Despite Sberbank's dominance of the deposits business, Dvorkovich says that the Kremlin has no objection to taking state ownership below 51%. But he says that would take time, because the Duma would need to change the law to allow the sale of more shares, "and Sberbank also has to get the agreement of its existing minority shareholders."

Corruption is a symptom, not the disease

Most of the criticism of Russia centres on the high level of corruption, but Dvorkovich suggests that this is putting the cart before the horse, and that corruption is symptomatic of the high level of state ownership, hence the privatisation programme is also one of the more effective means to reducing corruption.

Medvedev upped the ante with a speech in Magnitogorsk on March 31 with a rant against state-owned enterprises and the ills of government officials sitting on company boards, a speech delivered with Dvorkovich at his side. "Russian officials such as deputy prime ministers and ministers will be withdrawn from the boards of directors of state-owned and state-controlled companies," Medvedev said as part of the effort to improve the efficiency of these companies.

Given these government corporate postings are a major source of cash for bureaucrats, there is likely to be a lot of resistance to the initiative, but it also shows the president's administration is attempting to strike at the right places. "[Corruption] is a systemic issue, as this is not just a bunch of criminals, but exists at all levels and comes back to the state's involvement in the economy," says Dvorkovich. "If we can reduce this, then the potential for corruption will also fall. Corruption is connected to the preferential treatment state-owned companies receive."

So the problems Russia's faces are pretty clear - and so are the solutions. But this doesn't explain why the reform process is going so slowly. In an editorial at the end of March, Swedish analyst Anders Aslund compared Russia to Estonia, pointing out that the small Baltic republic has almost completed its reforms and is reaping the benefits; the implication was that Russia doesn't want to make reforms, because too many officials are making too much money. Dvorkovich gives a more considered explanation.

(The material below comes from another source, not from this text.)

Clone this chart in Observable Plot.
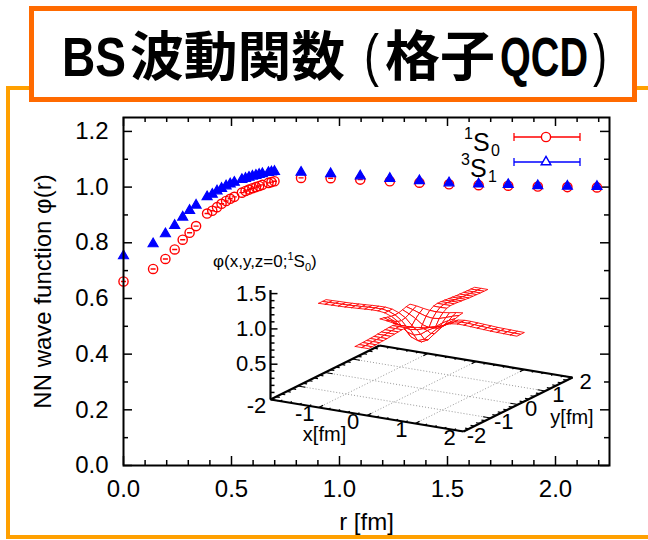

First, he says that the system is too big and the number of reformers too small, so the Kremlin can only tackle a few issues at a time. "We have made progress in cutting red tape and there are less licenses than before, but there is not enough focus," says Dvorkovich. "This is such a big system that if people know there is a political focus on an issue, they follow up on it; but if not, then they go back to doing the same things they did before the reform."

But the bigger problem is that the sheer size of the country means that the Federal government is actually relatively powerless to force reform on the regions without the regions willing participation in the process. "There are some regions that are already very active and have been very successful - Kaluga [home to one of Russia's main car production clusters] and [the autonomous region of] Tatarstan are both good examples of active and progressive regions," says Dvorkovich. "A huge responsibility rests on the governors and mayors of regions. We need to introduce best practices across Russia, but we can't impose this top down. We could do more to make this work, but we are not like [the small progressive former Soviet republics of] Georgia or Estonia - both those countries are smaller than one of Russia's regions."